Print the lines from the one that contains "What Observable Plot" to the one that contains "const data = elo.map((v, i)", inclusive, exactly as they appear, and please drop any pictures.

** Start of Given entries **

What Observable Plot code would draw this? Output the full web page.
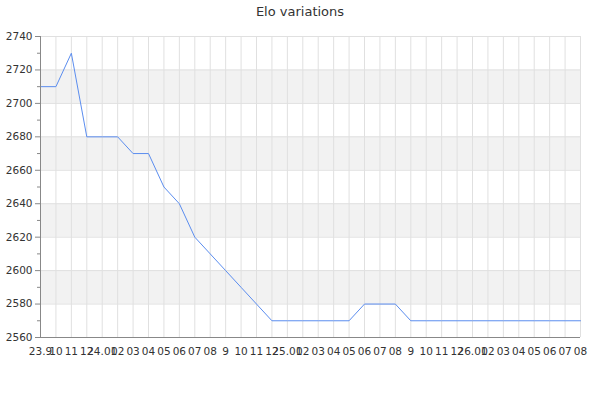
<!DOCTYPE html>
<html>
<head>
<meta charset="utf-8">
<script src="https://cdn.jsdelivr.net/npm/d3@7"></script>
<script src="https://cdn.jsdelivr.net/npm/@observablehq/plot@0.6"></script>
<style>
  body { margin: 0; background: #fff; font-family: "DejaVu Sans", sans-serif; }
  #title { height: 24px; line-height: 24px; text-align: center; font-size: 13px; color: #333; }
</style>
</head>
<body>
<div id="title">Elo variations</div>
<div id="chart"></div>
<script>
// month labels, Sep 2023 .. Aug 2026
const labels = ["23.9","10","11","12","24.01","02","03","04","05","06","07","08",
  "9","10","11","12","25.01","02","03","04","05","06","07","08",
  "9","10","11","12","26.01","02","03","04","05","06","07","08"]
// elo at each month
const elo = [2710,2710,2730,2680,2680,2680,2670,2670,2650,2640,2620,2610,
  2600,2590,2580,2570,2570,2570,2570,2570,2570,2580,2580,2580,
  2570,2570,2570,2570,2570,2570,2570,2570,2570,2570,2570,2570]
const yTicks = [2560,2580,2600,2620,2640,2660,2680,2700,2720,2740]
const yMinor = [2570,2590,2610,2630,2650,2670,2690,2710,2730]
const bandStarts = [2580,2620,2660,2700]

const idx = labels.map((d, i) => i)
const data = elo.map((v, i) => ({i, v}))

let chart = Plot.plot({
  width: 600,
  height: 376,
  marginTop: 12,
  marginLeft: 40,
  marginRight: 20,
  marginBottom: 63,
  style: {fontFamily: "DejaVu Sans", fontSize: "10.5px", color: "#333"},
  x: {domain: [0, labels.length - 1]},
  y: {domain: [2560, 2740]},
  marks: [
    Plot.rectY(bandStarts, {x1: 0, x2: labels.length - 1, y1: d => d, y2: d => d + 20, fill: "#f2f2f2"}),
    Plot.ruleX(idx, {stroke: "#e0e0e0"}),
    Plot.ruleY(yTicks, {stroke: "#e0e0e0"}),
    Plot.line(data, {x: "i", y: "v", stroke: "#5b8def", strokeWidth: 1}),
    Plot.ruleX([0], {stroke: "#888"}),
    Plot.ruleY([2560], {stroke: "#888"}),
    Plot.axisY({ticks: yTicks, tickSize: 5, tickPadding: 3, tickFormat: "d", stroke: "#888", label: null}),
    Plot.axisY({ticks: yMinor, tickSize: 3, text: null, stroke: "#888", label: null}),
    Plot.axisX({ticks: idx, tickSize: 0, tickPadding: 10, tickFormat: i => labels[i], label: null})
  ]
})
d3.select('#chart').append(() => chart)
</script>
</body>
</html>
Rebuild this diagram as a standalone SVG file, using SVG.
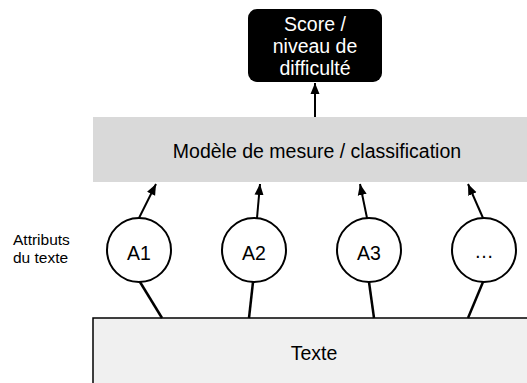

** End of Given entries **
** Start of Given entries **

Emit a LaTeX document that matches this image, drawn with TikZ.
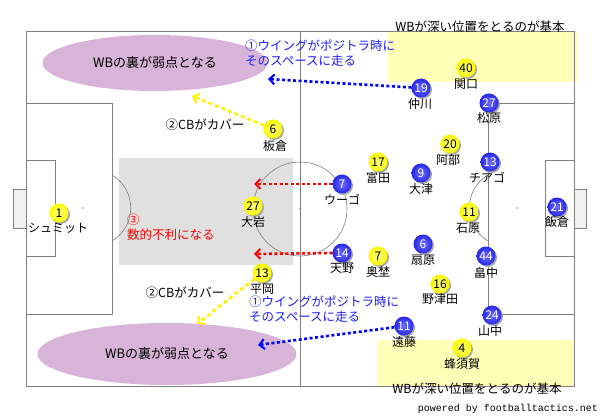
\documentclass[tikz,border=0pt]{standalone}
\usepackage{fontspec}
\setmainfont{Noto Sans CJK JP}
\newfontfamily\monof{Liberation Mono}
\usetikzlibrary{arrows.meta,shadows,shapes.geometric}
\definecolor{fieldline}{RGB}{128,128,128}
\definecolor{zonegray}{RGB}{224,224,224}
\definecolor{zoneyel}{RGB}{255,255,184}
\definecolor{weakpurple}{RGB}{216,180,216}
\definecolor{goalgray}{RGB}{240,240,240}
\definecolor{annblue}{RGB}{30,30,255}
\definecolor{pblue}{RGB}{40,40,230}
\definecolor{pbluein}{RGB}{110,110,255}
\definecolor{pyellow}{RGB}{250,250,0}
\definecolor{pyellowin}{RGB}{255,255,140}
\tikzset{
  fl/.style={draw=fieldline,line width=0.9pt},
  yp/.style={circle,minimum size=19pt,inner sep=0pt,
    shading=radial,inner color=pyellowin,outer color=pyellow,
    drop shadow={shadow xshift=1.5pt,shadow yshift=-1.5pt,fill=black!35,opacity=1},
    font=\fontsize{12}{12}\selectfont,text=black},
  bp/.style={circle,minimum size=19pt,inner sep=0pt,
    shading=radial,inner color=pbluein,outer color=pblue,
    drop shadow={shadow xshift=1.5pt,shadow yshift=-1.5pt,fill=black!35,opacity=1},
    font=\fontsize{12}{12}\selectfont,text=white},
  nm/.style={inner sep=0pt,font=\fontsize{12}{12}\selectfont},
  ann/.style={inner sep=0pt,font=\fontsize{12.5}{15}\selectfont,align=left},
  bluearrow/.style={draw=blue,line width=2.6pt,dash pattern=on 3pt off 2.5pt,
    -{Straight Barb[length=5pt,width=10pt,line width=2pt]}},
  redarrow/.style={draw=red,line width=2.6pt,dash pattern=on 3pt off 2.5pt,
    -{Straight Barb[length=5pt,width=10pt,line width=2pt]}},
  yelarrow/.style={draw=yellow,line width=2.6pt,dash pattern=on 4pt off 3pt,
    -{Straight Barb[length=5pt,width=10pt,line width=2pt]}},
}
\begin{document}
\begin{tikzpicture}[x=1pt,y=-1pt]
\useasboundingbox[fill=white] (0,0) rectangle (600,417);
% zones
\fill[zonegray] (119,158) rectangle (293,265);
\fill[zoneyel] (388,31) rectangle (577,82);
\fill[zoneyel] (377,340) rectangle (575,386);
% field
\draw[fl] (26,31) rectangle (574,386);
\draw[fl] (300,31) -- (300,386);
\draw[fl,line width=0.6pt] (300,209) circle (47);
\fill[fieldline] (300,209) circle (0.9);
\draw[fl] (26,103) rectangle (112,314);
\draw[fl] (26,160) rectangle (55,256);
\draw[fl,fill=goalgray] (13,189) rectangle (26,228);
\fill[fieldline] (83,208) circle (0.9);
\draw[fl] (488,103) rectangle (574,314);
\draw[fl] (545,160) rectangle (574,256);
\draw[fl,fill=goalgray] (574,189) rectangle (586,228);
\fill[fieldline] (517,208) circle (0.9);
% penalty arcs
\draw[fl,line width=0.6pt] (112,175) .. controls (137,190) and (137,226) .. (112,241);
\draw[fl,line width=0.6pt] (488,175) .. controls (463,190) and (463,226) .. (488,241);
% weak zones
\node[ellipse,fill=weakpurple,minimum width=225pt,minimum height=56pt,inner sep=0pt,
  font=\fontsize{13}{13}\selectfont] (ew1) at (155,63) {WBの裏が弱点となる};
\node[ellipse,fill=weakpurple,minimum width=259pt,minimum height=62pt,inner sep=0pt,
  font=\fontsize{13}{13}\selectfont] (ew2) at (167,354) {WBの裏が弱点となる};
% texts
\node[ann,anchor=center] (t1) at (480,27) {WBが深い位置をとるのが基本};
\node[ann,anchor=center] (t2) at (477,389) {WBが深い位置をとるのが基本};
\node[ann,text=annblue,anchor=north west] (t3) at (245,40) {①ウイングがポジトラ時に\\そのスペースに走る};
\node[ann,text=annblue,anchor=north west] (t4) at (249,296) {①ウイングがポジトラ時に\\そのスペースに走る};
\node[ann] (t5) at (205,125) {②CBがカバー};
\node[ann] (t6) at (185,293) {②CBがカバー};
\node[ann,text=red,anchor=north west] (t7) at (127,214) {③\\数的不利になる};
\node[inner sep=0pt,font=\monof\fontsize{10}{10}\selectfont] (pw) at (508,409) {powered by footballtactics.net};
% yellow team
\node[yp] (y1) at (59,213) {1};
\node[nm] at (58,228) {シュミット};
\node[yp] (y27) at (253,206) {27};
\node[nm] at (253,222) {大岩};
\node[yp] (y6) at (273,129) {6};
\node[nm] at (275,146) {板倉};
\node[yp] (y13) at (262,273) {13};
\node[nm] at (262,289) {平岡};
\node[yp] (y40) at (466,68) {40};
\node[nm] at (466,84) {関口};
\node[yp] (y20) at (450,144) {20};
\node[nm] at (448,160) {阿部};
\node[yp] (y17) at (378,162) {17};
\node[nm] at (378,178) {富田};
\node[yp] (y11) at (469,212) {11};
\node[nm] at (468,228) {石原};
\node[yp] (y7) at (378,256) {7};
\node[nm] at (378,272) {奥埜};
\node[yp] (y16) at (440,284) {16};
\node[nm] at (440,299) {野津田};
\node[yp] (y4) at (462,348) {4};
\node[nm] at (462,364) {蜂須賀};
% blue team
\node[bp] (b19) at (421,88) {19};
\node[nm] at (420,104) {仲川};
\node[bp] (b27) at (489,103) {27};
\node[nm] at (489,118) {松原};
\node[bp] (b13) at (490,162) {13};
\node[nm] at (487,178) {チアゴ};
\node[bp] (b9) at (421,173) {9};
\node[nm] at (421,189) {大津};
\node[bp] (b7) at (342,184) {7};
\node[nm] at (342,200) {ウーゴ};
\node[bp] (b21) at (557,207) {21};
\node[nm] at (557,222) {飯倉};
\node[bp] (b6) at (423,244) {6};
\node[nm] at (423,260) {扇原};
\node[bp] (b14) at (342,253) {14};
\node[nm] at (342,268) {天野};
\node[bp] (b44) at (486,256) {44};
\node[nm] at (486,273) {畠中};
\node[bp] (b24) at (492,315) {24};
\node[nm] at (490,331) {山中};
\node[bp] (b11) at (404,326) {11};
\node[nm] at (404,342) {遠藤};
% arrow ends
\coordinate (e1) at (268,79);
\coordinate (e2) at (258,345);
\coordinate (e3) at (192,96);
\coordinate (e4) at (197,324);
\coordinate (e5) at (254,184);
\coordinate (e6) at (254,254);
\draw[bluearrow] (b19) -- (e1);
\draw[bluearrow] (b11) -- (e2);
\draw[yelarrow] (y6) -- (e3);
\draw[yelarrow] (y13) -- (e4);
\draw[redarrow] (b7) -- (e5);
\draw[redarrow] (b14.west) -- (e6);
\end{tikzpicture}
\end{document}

** End of Given entries **

• **Task output**:
What Observable Plot code would draw this? Output the full web page.
<!DOCTYPE html>
<html>
<head>
<meta charset="utf-8">
<script src="https://cdn.jsdelivr.net/npm/d3@7"></script>
<script src="https://cdn.jsdelivr.net/npm/@observablehq/plot@0.6"></script>
<style>
  body { margin: 0; background: #fff; font-family: "DejaVu Sans", sans-serif; }
  #title { height: 24px; line-height: 24px; text-align: center; font-size: 13px; color: #333; }
</style>
</head>
<body>
<div id="title">Elo variations</div>
<div id="chart"></div>
<script>
// month labels, Sep 2023 .. Aug 2026
const labels = ["23.9","10","11","12","24.01","02","03","04","05","06","07","08",
  "9","10","11","12","25.01","02","03","04","05","06","07","08",
  "9","10","11","12","26.01","02","03","04","05","06","07","08"]
// elo at each month
const elo = [2710,2710,2730,2680,2680,2680,2670,2670,2650,2640,2620,2610,
  2600,2590,2580,2570,2570,2570,2570,2570,2570,2580,2580,2580,
  2570,2570,2570,2570,2570,2570,2570,2570,2570,2570,2570,2570]
const yTicks = [2560,2580,2600,2620,2640,2660,2680,2700,2720,2740]
const yMinor = [2570,2590,2610,2630,2650,2670,2690,2710,2730]
const bandStarts = [2580,2620,2660,2700]

const idx = labels.map((d, i) => i)
const data = elo.map((v, i) => ({i, v}))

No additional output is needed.